(NewsNation) —A waning demand for trucking services could be the early warning sign of a recession, data analysts and experts say.
A recent Bank of America survey found that truckload demand has fallen 58% to near-freight-recession level. Consumer spending habits are contributing to the decline, too. As pandemic restrictions eased, buyers scaled back their online shopping habits and spent more money on services rather than goods, according to the Bureau of Economic Analysis.
Industry veterans such as Joe Rajkovacz, the director of governmental affairs and communications for the Western States Trucking Association, now are warning that low trucking demand could indicate an oncoming recession.
“When trucking demand falls, it means the economy’s slowing down,” Rajkovacz said.
The transportation data company Freightwaves warned last month of a possible sharp downturn for the trucking industry in particular.
That could be due to a “major consumer slowdown” brought on by inflation and climbing oil prices, Freightwaves CEO Craig Fuller reported in March.
The result is weakened demand, delays in rail, rising truck capacity and softening truck rates, the Bank of America survey found.
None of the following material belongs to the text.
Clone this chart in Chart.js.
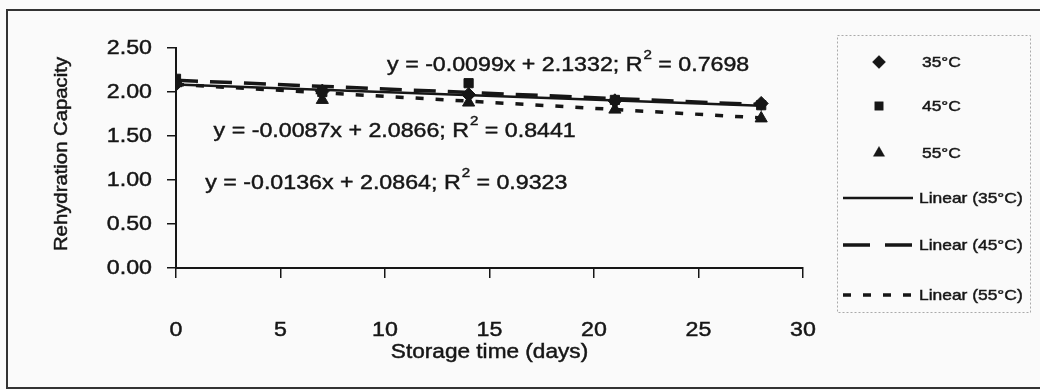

There are two types of trucking markets. The first is a contract market, where the largest motor carriers enter long-term contracts with shippers and receivers, Rajkovacz said. The other is a more demand-dependent spot market that relies on intermediaries and brokers.
“It is really the wild, wild west,” Rajkovacz said. “It’s see what you can get moved at what price.”
The spot market largely favored the truckers during the pandemic, but that’s changing now.
According to Rajkovacz, what’s often reported as a trucker shortage is actually churn — drivers leaving their job with one company and going to another. The real issue facing truckers, he said, is a dwindling demand that’s been exacerbated by China’s recent COVID-19 lockdowns.
The pendulum could start to swing in the other direction when the summer produce market takes off in about a month, but the impact of events overseas can be hard to predict, Rajkovacz said.
“Is trucking saying there’s storm clouds on the horizon? Absolutely it is. But would it change if those storm clouds blow away? A lot really depends on when China reopens,” he said.
Trucking isn’t the only industry used to gauge economic growth or lack thereof. Other unexpected indicators include the length of women’s skirts and dresses, the sale of men’s underwear and the price of a McDonald’s Big Mac.
The Bureau of Transportation Statistics considers the Transportation Services Index a leading indicator of economic cycles. When compared to economic growth cycles in the economy, the freight measure led by an average of about four months, the bureau found.